Une autre oeuvre d'art, cette fois-ci de l'artiste montréalais Alain Paiement. C'est un gigantesque coquillage, un nautilus, dont l'ossature est de métal et la membrure faite d'images. Une chose qui est comme suspendue dans l'espace. On s'en approche, on en fait le tour : il s'y trouve une succession d'images représentant toutes la même chose: le cadran d'une horloge dans un espace public. Un objet vaguement suranné, rappelant une époque révolue. Les images, si elles représentent toutes la même chose, ne sont cependant pas toutes pareilles. D'une image à l'autre quelque chose se passe, quelque chose change, la texture, la matière, n'est soudain plus pareil. On se rend compte que les images sont faites de pixels, puis que ceux-ci se mettent à la surface de l'image à devenir de plus en plus gros. Ce qui n'était pas apparent au départ devient de plus marqué en bout du parcours, si bien que la dernière image n'est qu'un amas de pixels où chacun de ceux-ci prend de plus en plus d'envergure, à tel point qu'on arrive à peine à reconnaître l'image de départ. Tout à coup il y a comme la déroute. Cette oeuvre, en plus d'être une métaphore sur le passage du temps, montre avec éloquence la dégénérescence de l'image électronique à mesure que sa structure éclate par l'effet de la magnification. Dissolution de la matière, dissolution des pixels, dissolution du lien qui lie l'image à son mode premier d'existence. Ne reste plus que des éclats de matière, des lambeaux épars de ce qui a déjà été. L'oeuvre de Paiement pointe le mode d'apparition et de disparition des images et plus particulièrement notre impuissance à vouloir contrôler ce mouvement incessant. L'oeuvre signale le parcours qui mène de la vie à la mort, elle indique la spirale sans fin - c'est ce que suggère l'image du nautilus - des états successifs de la matière. Elle signale aussi le flux des idées, leur précarité. Elle semble également dire que les dispositifs technologiques sont toujours comme l'émanation, cent fois répétés, de notre insatiable soif de vouloir sans cesse posséder les choses, de s'approprier plus profondément le réel.

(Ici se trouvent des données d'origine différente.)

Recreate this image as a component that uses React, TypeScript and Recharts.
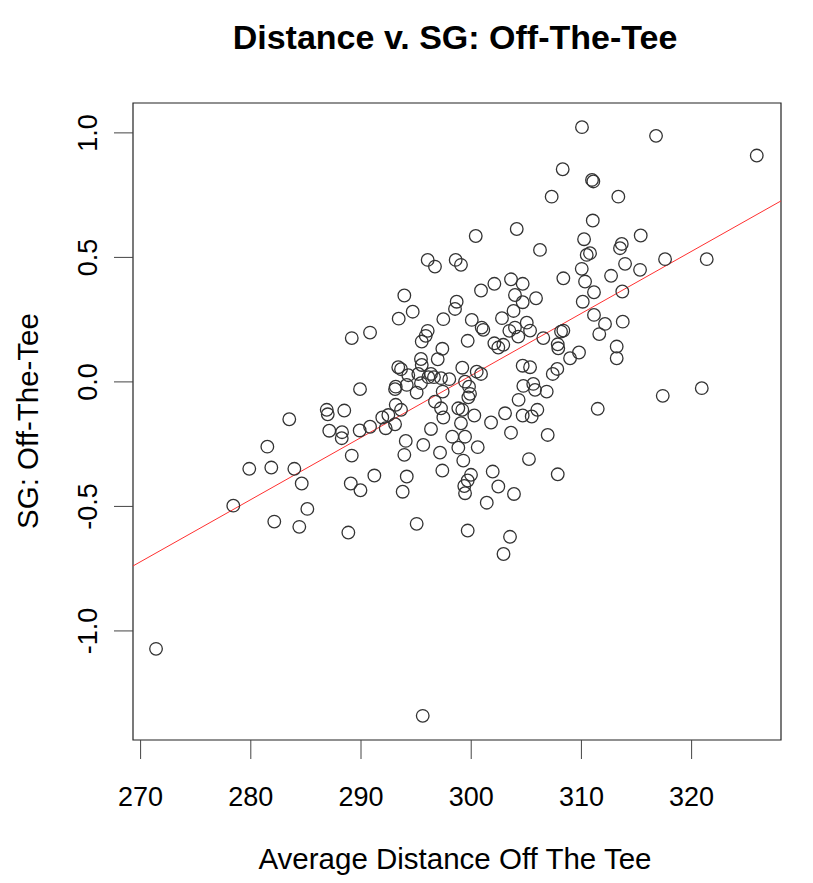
import React from "react";
import { ScatterChart, Scatter, XAxis, YAxis, ReferenceLine, ReferenceArea } from "recharts";

// average driving distance (yards)
const distance = [
  271.4, 278.41, 279.86, 281.5, 281.86, 282.13, 283.49, 283.95, 284.4, 284.62,
  285.13, 286.89, 286.98, 287.12, 288.28, 288.25, 288.48, 288.85, 289.07, 289.16,
  289.16, 289.88, 289.95, 289.91, 290.82, 293.42, 293.93, 294.69, 296.05, 296.71,
  298.59, 299.07, 300.89, 302.1, 298.68, 298.53, 297.47, 300.05, 302.79, 296.05,
  295.87, 295.51, 300.95, 301.1, 299.68, 302.1, 302.46, 302.91, 297.38, 296.96,
  295.44, 295.51, 293.38, 293.63, 299.19, 300.5, 300.89, 294.29, 295.2, 296.35,
  296.62, 297.26, 298.01, 296.11, 299.44, 299.8, 294.15, 295.44, 293.15, 293.09,
  295.05, 297.41, 299.89, 299.74, 293.15, 293.63, 296.71, 297.26, 298.83, 299.19,
  303.07, 291.93, 292.48, 293.09, 292.24, 290.82, 297.47, 300.28, 301.8, 299.07,
  296.35, 298.28, 299.44, 294.06, 295.65, 298.83, 300.59, 293.93, 297.17, 299.28,
  297.38, 301.95, 291.21, 294.15, 299.98, 299.68, 302.46, 299.37, 299.44, 293.78,
  301.41, 295.05, 299.68, 306.24, 310.48, 310.78, 313.5, 313.66, 313.96, 315.32,
  310.03, 312.69, 308.36, 303.61, 304.67, 310.33, 311.14, 313.71, 303.97, 305.88,
  310.12, 304.67, 303.84, 311.14, 313.75, 312.14, 305.04, 303.97, 303.46, 304.27,
  305.34, 308.36, 308.15, 311.62, 306.54, 307.85, 307.9, 309.78, 308.97, 313.2,
  313.2, 304.67, 305.34, 307.81, 307.4, 304.73, 305.63, 305.79, 306.85, 304.3,
  304.67, 305.49, 306.0, 311.48, 303.61, 306.94, 305.24, 307.85, 303.88, 303.52,
  302.93, 310.05, 316.77, 308.3, 310.96, 311.08, 307.3, 313.35, 311.03, 304.13,
  310.24, 315.38, 325.91, 317.59, 321.37, 320.92, 317.38, 300.41, 295.6,
];

// strokes gained off the tee
const sgOffTee = [
  -1.072, -0.497, -0.349, -0.26, -0.344, -0.561, -0.15, -0.349, -0.582, -0.408,
  -0.51, -0.112, -0.13, -0.196, -0.202, -0.226, -0.115, -0.605, -0.408, -0.296,
  0.176, -0.195, -0.435, -0.029, 0.198, 0.254, 0.347, 0.282, 0.49, 0.463,
  0.49, 0.47, 0.367, 0.394, 0.322, 0.293, 0.252, 0.249, 0.256, 0.205,
  0.185, 0.162, 0.218, 0.209, 0.165, 0.155, 0.138, 0.149, 0.133, 0.091,
  0.092, 0.068, 0.059, 0.051, 0.057, 0.041, 0.032, 0.027, 0.032, 0.032,
  0.019, 0.015, 0.011, 0.019, 0.001, -0.019, -0.012, -0.005, -0.019, -0.029,
  -0.043, -0.039, -0.048, -0.062, -0.092, -0.112, -0.079, -0.106, -0.106, -0.112,
  -0.126, -0.143, -0.133, -0.17, -0.186, -0.18, -0.143, -0.135, -0.163, -0.166,
  -0.189, -0.22, -0.22, -0.237, -0.253, -0.264, -0.262, -0.293, -0.284, -0.316,
  -0.356, -0.36, -0.376, -0.38, -0.373, -0.396, -0.42, -0.418, -0.447, -0.441,
  -0.485, -0.57, -0.597, 0.53, 0.51, 0.517, 0.537, 0.554, 0.474, 0.45,
  0.454, 0.426, 0.416, 0.412, 0.394, 0.403, 0.36, 0.363, 0.349, 0.336,
  0.322, 0.32, 0.285, 0.269, 0.242, 0.233, 0.238, 0.218, 0.205, 0.182,
  0.206, 0.206, 0.202, 0.192, 0.176, 0.151, 0.135, 0.118, 0.095, 0.142,
  0.095, 0.065, 0.059, 0.052, 0.032, -0.016, -0.008, -0.032, -0.039, -0.072,
  -0.135, -0.139, -0.112, -0.108, -0.204, -0.213, -0.31, -0.371, -0.45, -0.622,
  -0.691, 1.023, 0.988, 0.854, 0.811, 0.805, 0.744, 0.744, 0.648, 0.614,
  0.573, 0.588, 0.909, 0.493, 0.493, -0.025, -0.056, 0.586, -1.341,
];

const xTicks = [270, 280, 290, 300, 310, 320];
const yTicks = [-1.0, -0.5, 0.0, 0.5, 1.0];

// fitted line (lm)
const fitIntercept = -7.453;
const fitSlope = 0.02493;

const xDomain = [269.31, 328.11];
const yDomain = [-1.438, 1.12];

const data = distance.map((d, i) => ({ x: d, y: sgOffTee[i] }));

const font = "'Liberation Sans', Arial, sans-serif";

function XTick(props: any) {
  const { x, payload } = props;
  return (
    <text x={x} y={797} textAnchor="middle" dominantBaseline="central" fontSize={27} fontFamily={font} fill="#000">
      {payload.value}
    </text>
  );
}

function YTick(props: any) {
  const { y, payload } = props;
  return (
    <text
      x={88}
      y={y}
      transform={`rotate(-90 88 ${y})`}
      textAnchor="middle"
      dominantBaseline="central"
      fontSize={27}
      fontFamily={font}
      fill="#000"
    >
      {Number(payload.value).toFixed(1)}
    </text>
  );
}

function OpenCircle(props: any) {
  const { cx, cy } = props;
  return <circle cx={cx} cy={cy} r={6.3} fill="none" stroke="#333" strokeWidth={1.3} />;
}

export default function App() {
  return (
    <div style={{ position: "absolute", left: 0, top: 0, width: 813, height: 883, background: "#fff" }}>
      <ScatterChart width={813} height={883} margin={{ top: 103, right: 32, bottom: 83, left: 73 }}>
        <XAxis
          type="number"
          dataKey="x"
          domain={xDomain}
          ticks={xTicks}
          allowDataOverflow
          axisLine={false}
          tickSize={19}
          tickLine={{ stroke: "#444" }}
          tick={<XTick />}
          height={60}
        />
        <YAxis
          type="number"
          dataKey="y"
          domain={yDomain}
          ticks={yTicks}
          allowDataOverflow
          axisLine={false}
          tickSize={19}
          tickLine={{ stroke: "#444" }}
          tick={<YTick />}
          width={60}
        />
        <ReferenceArea
          x1={xDomain[0]}
          x2={xDomain[1]}
          y1={yDomain[0]}
          y2={yDomain[1]}
          fill="none"
          fillOpacity={0}
          stroke="#222"
          strokeWidth={1.2}
        />
        <ReferenceLine
          segment={[
            { x: xDomain[0], y: fitIntercept + fitSlope * xDomain[0] },
            { x: xDomain[1], y: fitIntercept + fitSlope * xDomain[1] },
          ]}
          stroke="#ff3030"
          strokeWidth={1}
        />
        <Scatter data={data} shape={<OpenCircle />} isAnimationActive={false} />
      </ScatterChart>
      <svg width={813} height={883} style={{ position: "absolute", left: 0, top: 0, pointerEvents: "none" }}>
        <text x={455} y={37} textAnchor="middle" dominantBaseline="central" fontSize={34} fontWeight="bold" fontFamily={font} fill="#000">
          Distance v. SG: Off-The-Tee
        </text>
        <text x={455} y={858} textAnchor="middle" dominantBaseline="central" fontSize={29.5} fontFamily={font} fill="#000">
          Average Distance Off The Tee
        </text>
        <text
          x={27}
          y={421}
          transform="rotate(-90 27 421)"
          textAnchor="middle"
          dominantBaseline="central"
          fontSize={29.5}
          fontFamily={font}
          fill="#000"
        >
          SG: Off-The-Tee
        </text>
      </svg>
    </div>
  );
}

L'image a pris forme, la configuration de pixels est achevée. À l'écran, cela semble aller. Reste à matérialiser cette configuration, à la faire exister sur un support bien concret : du papier, du plastique, de la cellulose, ce que l'on voudra. L'important, c'est de sortir l'image de la virtualité, de l'incarner dans le monde des choses. Alors commencera pour l'image de pixels un autre règne. Au-delà de la machine, la nouvelle image sera happée par les autres images, entraînée dans une ronde où l’origine n'a plus beaucoup d'importance et où les auras ne sont le gage de rien. Cette ronde nous la connaissons déjà. Elle entraîne tout dans une tourmente dont on ne sait trop bien qu'elle est la fin. Paul Virilio a déclaré que les images de maintenant ont un statut paradoxal. La technologie le montre d'évidence. Elles images sont des choses éminemment instables. Les images migrent constamment. Elles sont ici et puis les voilà tout à coup ailleurs. Elles vont, elles viennent. On pense pouvoir exercer sur elles un contrôle et puis au premier signe d'inattention, elles nous échappent. Sartre a peut-être raison. Les images, cela n'aurait à voir finalement qu'avec la conscience, la conscience qu'on a d'elles.